In a recent interview, Madonna was asked about dancing nuns on stripper poles. A trailer of her upcoming tour contains a teaser of them. Her response, “I just like the juxtaposition. I’m very immersed in deconstructing the concept of sexuality and religion and how it’s not supposed to go together, but in my world it goes together.”
Setting aside how campy stripper nuns are, I’m glad that “in her world” sexuality and religion go together. Guess what. Sexuality and religion belong together.
God made us male and female for a reason. Not to have sex just for the heck of it, but to give ourselves as a gift to one another, including, but not limited to, sex.
In music and art, the sexual experience has often been compared to a mystical connection with God. This isn’t just artistic license.

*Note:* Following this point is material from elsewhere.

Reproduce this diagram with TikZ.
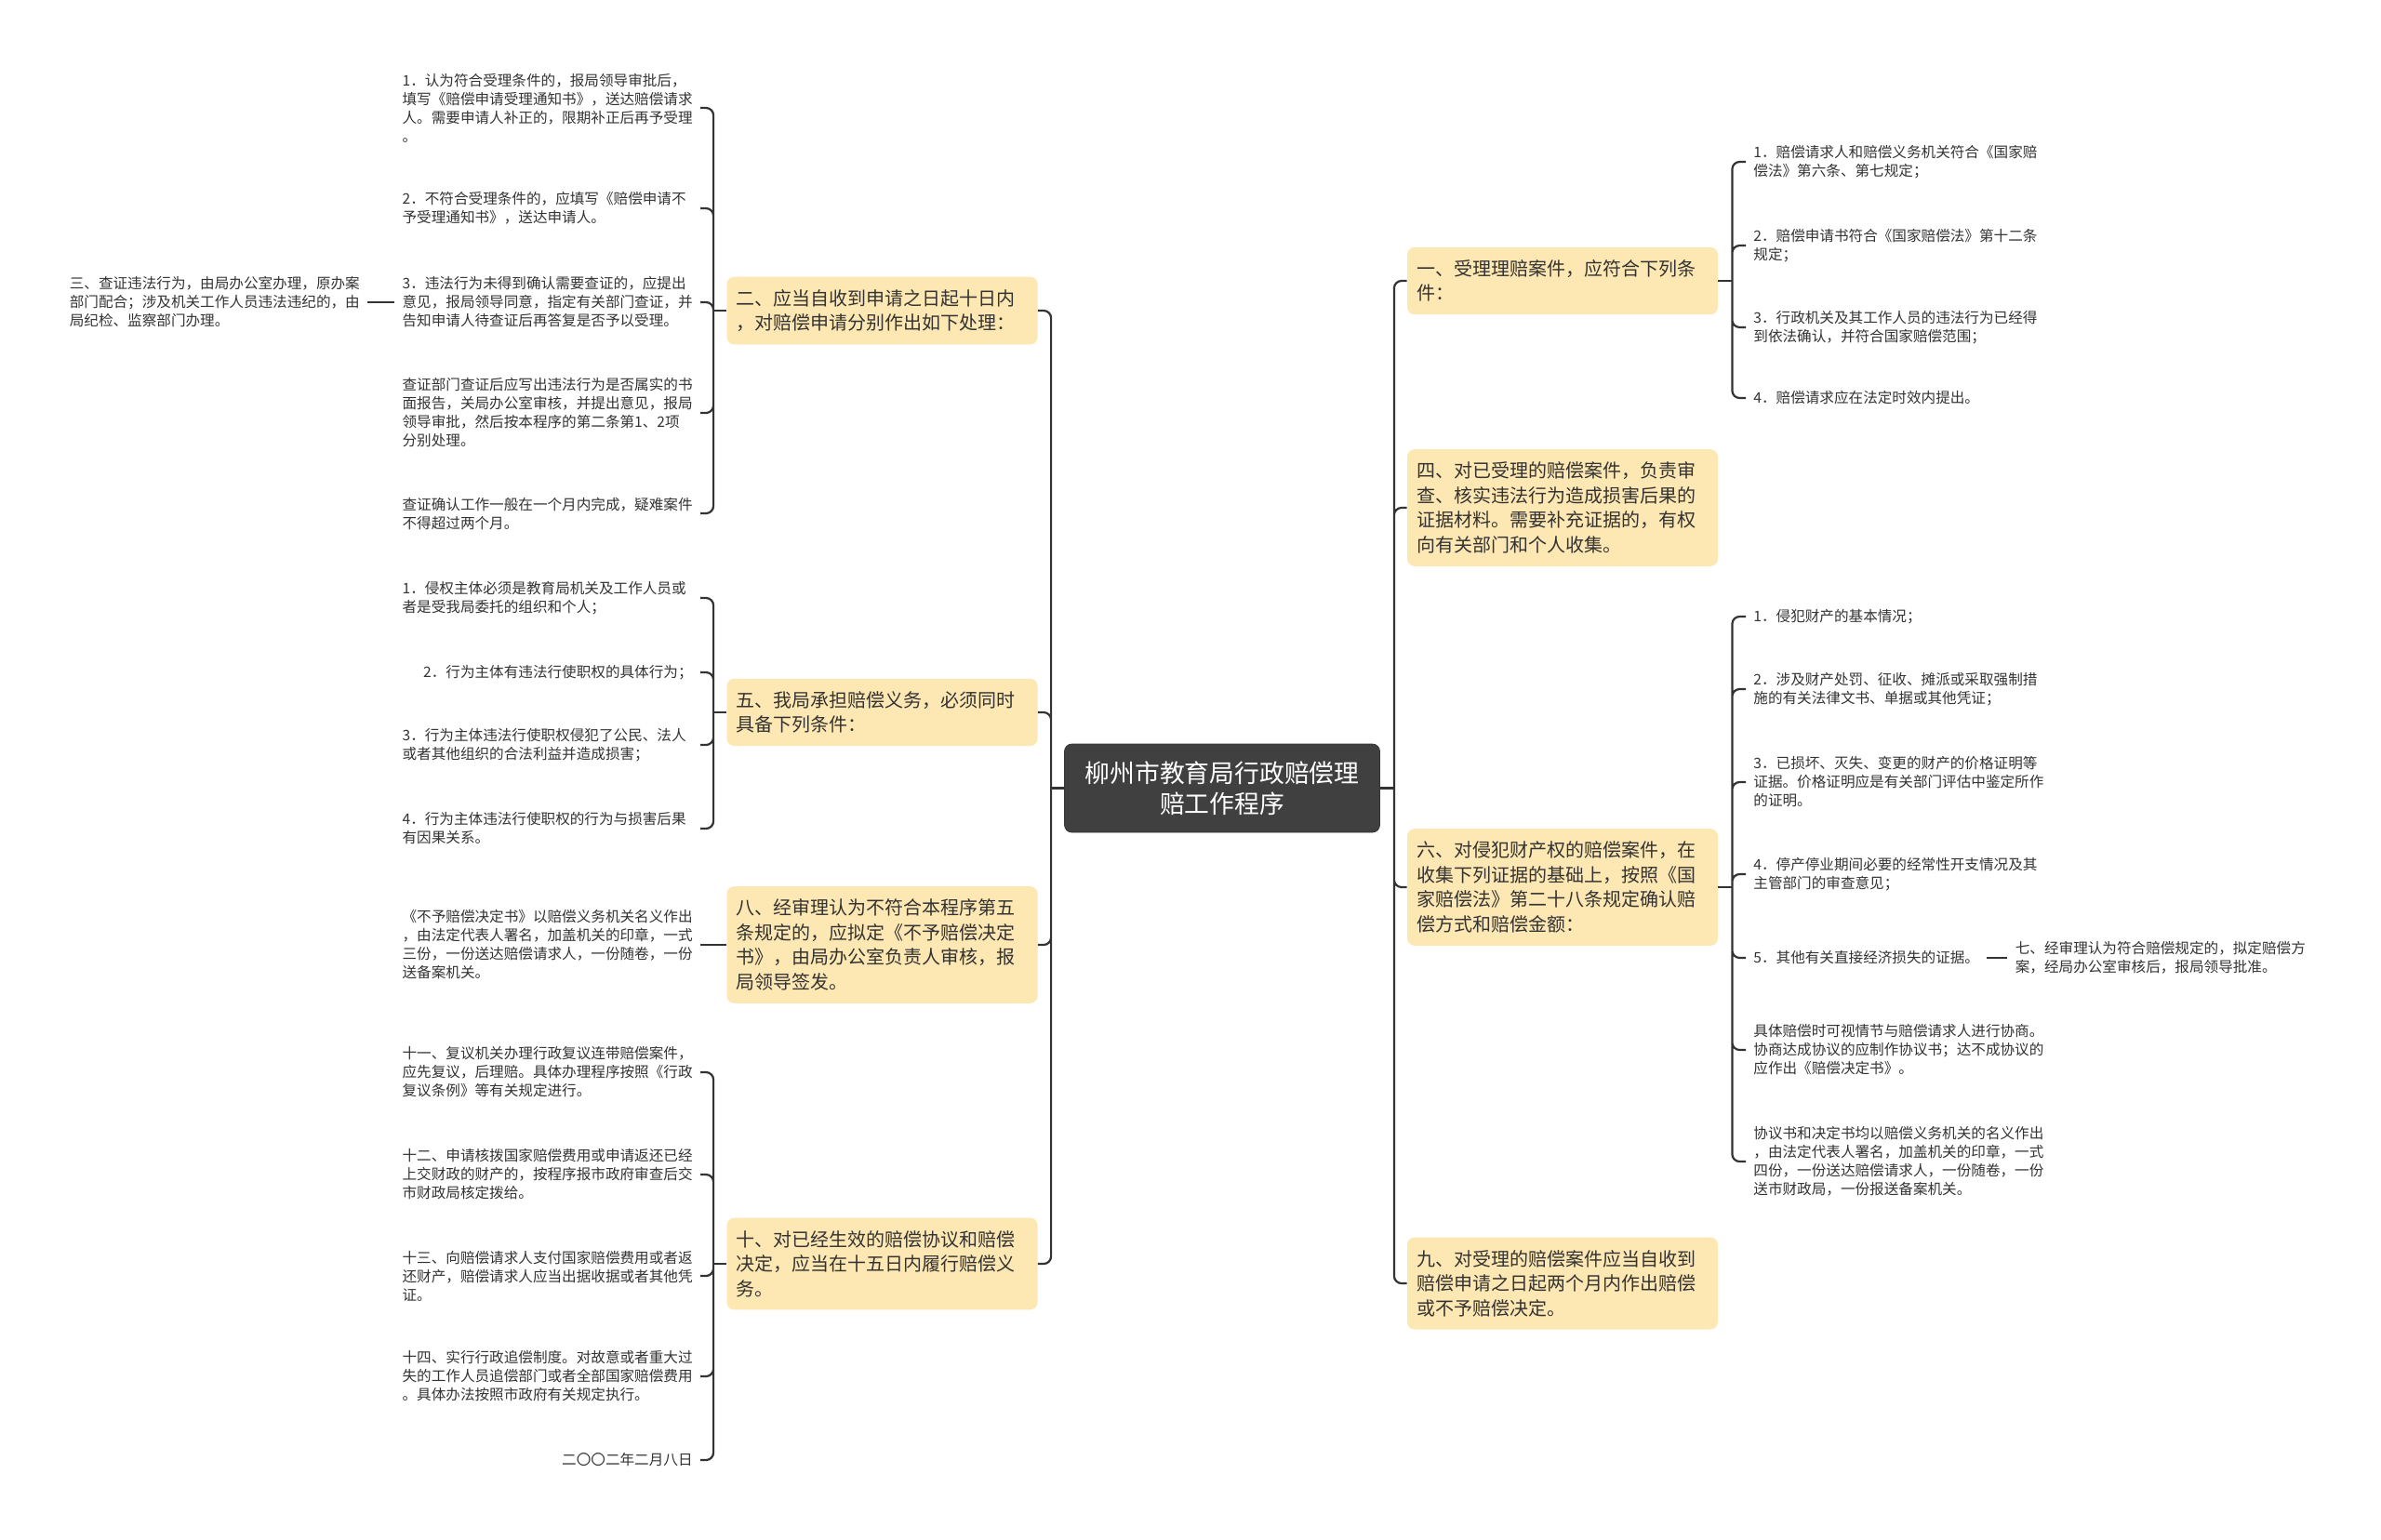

The intense gift of self between a man and woman with the accompanying potential for new life is just about as close as we humans can get to God and His work. We are cooperating with His ongoing creation of the universe in our openness to new life. That is what sex without the barriers of birth control is all about. It makes sex more honest, open, and also, simply, more God-like.
Celibacy is just the other side of this same coin:
Celibacy and marriage are complementary vocations because they both proclaim that sexual intimacy cannot be an audition. Both celibates and married persons respect the structure of covenant love and avoid “trial” or conditional intimacy. Both celibacy and marriage reject sexual relationships in the context of what Pope Francis calls the “throwaway culture.” Both celibacy and marriage reject sexual relationships premised merely on satisfying erotic desire…Celibacy and marriage are the only two ways of life which converge on the conclusion that marriage is the fully human form for procreation acts in light of God’s design which abides in us and shapes our lives.
– Love is Our Mission, 98-99
Celibacy lends respect and support to marriage in its absence of sex just as marriage lends respect and support to celibacy in its participation in the creation of new life. They both courageously proclaim the dignity of sex.
So, regardless of how you feel about stripper nuns, sex and religion do belong together, just likely not in the way Madonna thinks.